No economist doubts that the Fed can induce banks to hold some more reserves by paying interest. But how much?
Normally, banks' principal business is lending, and the interest rate they can get on their loans is more important than the interest they might get on their reserves. Once borrowing resumes, banks will increase loans and expand deposits. The current massive volume of excess reserves will melt into a greater money supply, and later higher inflation.
When will inflation start? The date is uncertain. But the triggering event will be either a sustained increase in bank lending or a large increase in Fed purchases of government debt. Perhaps both. Either one would trigger a sustained increase in money growth.
With the exception of the early years after Paul Volcker became Fed chairman in 1979, the Fed has paid no attention to money growth. There have always been some Fed bank presidents concerned about too much or too little money growth, but they have not affected decisions. That problem remains.
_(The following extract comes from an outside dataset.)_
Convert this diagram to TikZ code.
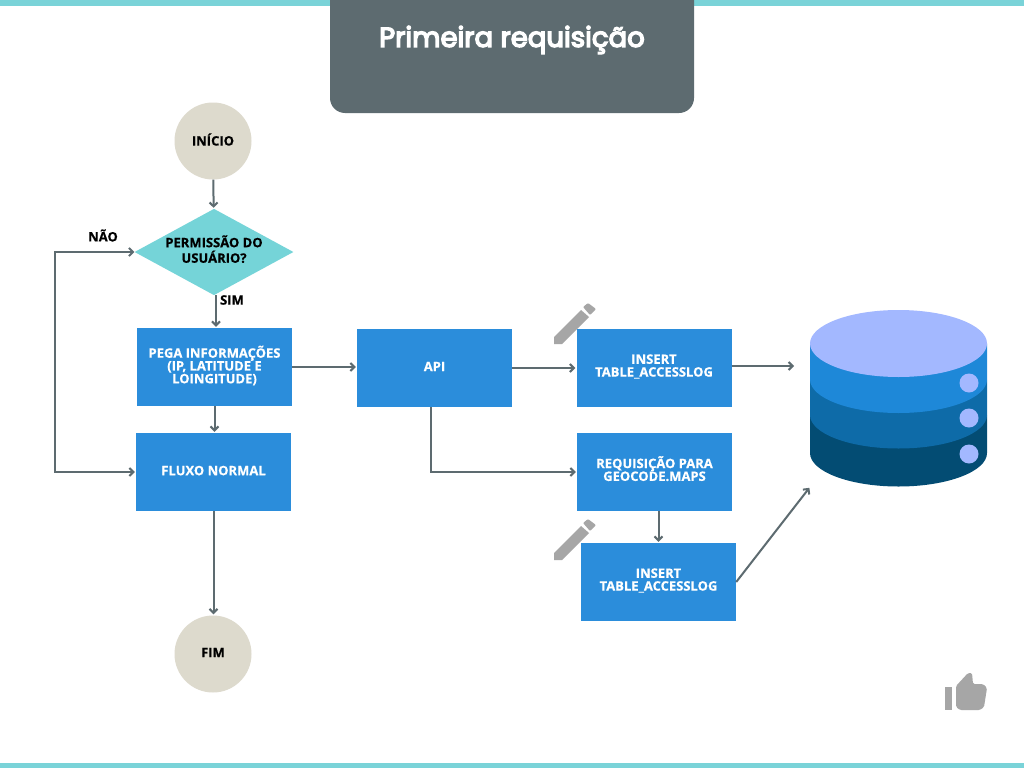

The Federal Reserve has a well-known dual mandate to prevent both inflation and unemployment. It chooses to act on only one part of its mandate at a time. That cannot be the best way to achieve both targets, and it has failed repeatedly to bring low inflation and low unemployment. For example, the policy implied by the famous Phillips Curve—which says you can trade off higher inflation for lower unemployment—failed in the 1970s. We got rising inflation and higher unemployment.
Mr. Volcker publicly and privately discarded the Phillips Curve in favor of bringing inflation down by high interest rates and better control of the money supply. The result: about 15 years of low inflation and low unemployment. But the Fed abandoned its success by keeping interest rates too low after 2003. And now the Phillips Curve is back in fashion, with strong support from the Fed Board of Governors.
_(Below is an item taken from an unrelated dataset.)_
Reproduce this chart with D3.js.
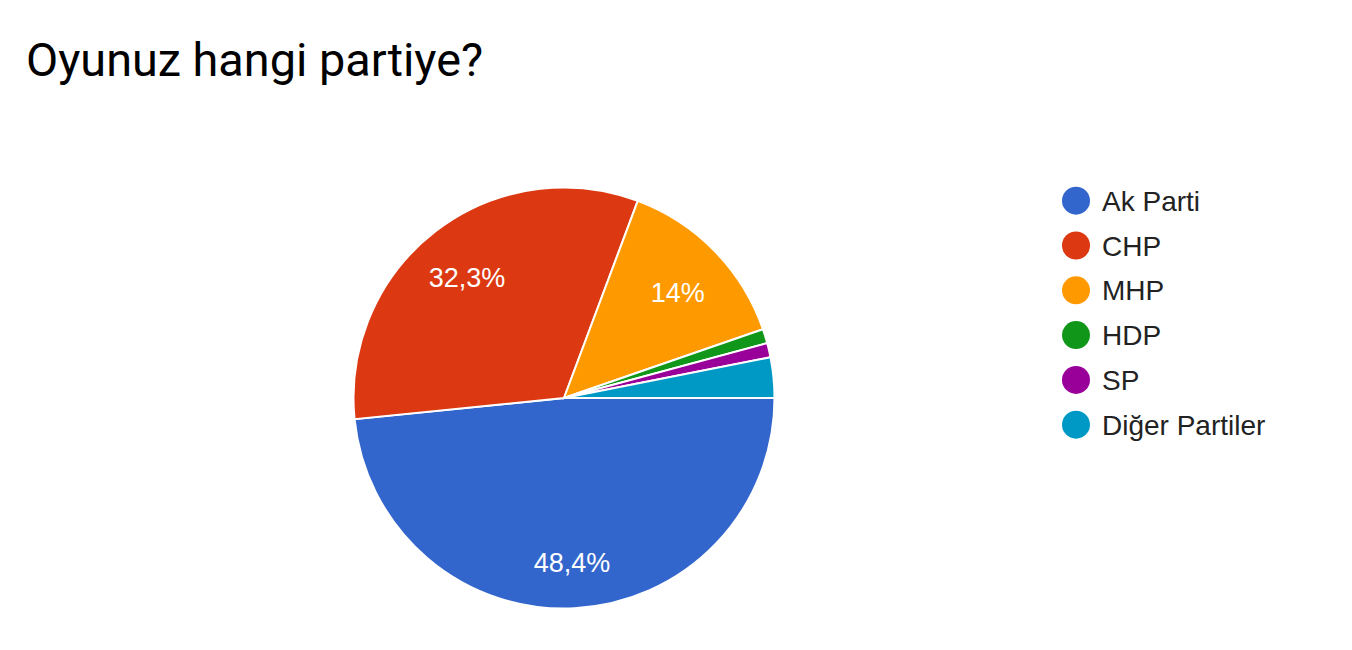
<!DOCTYPE html>
<html>
<head>
<meta charset="utf-8">
<script src="https://cdn.jsdelivr.net/npm/d3@7"></script>
<style>
  html, body { margin: 0; padding: 0; background: #fff; }
  svg { display: block; }
</style>
</head>
<body>
<svg id="chart" width="1352" height="650"></svg>
<script>
const title = "Oyunuz hangi partiye?";
const categories = ["Ak Parti", "CHP", "MHP", "HDP", "SP", "Diğer Partiler"];
const values = [48.4, 32.3, 14.0, 1.1, 1.1, 3.1];
const labels = ["48,4%", "32,3%", "14%", "", "", ""];
const colors = ["#3366cc", "#dc3912", "#ff9900", "#109618", "#990099", "#0099c6"];

const svg = d3.select("#chart");
const cx = 564, cy = 398, R = 210.5;

svg.append("text")
  .attr("x", 26).attr("y", 76)
  .attr("font-family", "Roboto, sans-serif")
  .attr("font-size", 46.8)
  .attr("fill", "#000")
  .text(title);

const data = categories.map((c, i) => ({ name: c, value: values[i], label: labels[i], color: colors[i] }));

const pie = d3.pie()
  .value(d => d.value)
  .sort(null)
  .startAngle(Math.PI / 2)
  .endAngle(Math.PI / 2 + 2 * Math.PI);

const arcs = pie(data);
const arc = d3.arc().innerRadius(0).outerRadius(R);
const labelArc = d3.arc().innerRadius(R * 0.755).outerRadius(R * 0.755);

const g = svg.append("g").attr("transform", `translate(${cx},${cy})`);

g.selectAll("path.slice")
  .data(arcs)
  .join("path")
  .attr("class", "slice")
  .attr("d", arc)
  .attr("fill", d => d.data.color)
  .attr("stroke", "#fff")
  .attr("stroke-width", 2);

g.selectAll("text.lbl")
  .data(arcs.filter(d => d.data.label))
  .join("text")
  .attr("class", "lbl")
  .attr("transform", d => `translate(${labelArc.centroid(d)})`)
  .attr("text-anchor", "middle")
  .attr("dy", "0.55em")
  .attr("font-family", "Arial, 'Liberation Sans', sans-serif")
  .attr("font-size", 27)
  .attr("fill", "#fff")
  .text(d => d.data.label);

const legendY = d3.scalePoint()
  .domain(categories)
  .range([200.7, 424.7]);

const items = svg.append("g").selectAll("g.item")
  .data(data)
  .join("g")
  .attr("class", "item")
  .attr("transform", d => `translate(1076,${legendY(d.name)})`);

items.append("circle")
  .attr("r", 14)
  .attr("fill", d => d.color);

items.append("text")
  .attr("x", 26)
  .attr("y", 10)
  .attr("font-family", "Arial, 'Liberation Sans', sans-serif")
  .attr("font-size", 28)
  .attr("fill", "#222")
  .text(d => d.name);
</script>
</body>
</html>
Christina Romer, chairman of the Council of Economic Advisers, reminds us regularly about the Fed and the Treasury's tig ht-money mistakes in 1937 which aborted the recovery, and she warns against repeating these mistakes. The principle drivers behind the recovery in 1934-36 were the veterans' bonus in 1936 and a gold inflow following the 1934 devaluation of the dollar—accomplished by unilaterally raising the gold price. The bonus ended, and the Treasury began to sterilize gold inflows in 1937 by selling securities, while the Fed doubled reserve requirements. Monetary policy shifted from excessive ease to excessive restraint.
Nothing of the kind is called for today. Instead, the Fed should announce a policy for preventing inflation that reduces the enormous stock of excess reserves, such as by selling securities. And the Treasury or the Office of Management and Budget should announce a credible policy for reducing deficits. That would help to reduce the uncertainty about future taxes, spending and inflation.
Policies without prices hide the serious problem posed by excessive debt and reserves, and are not credible. Policy makers should develop and announce credible plans now.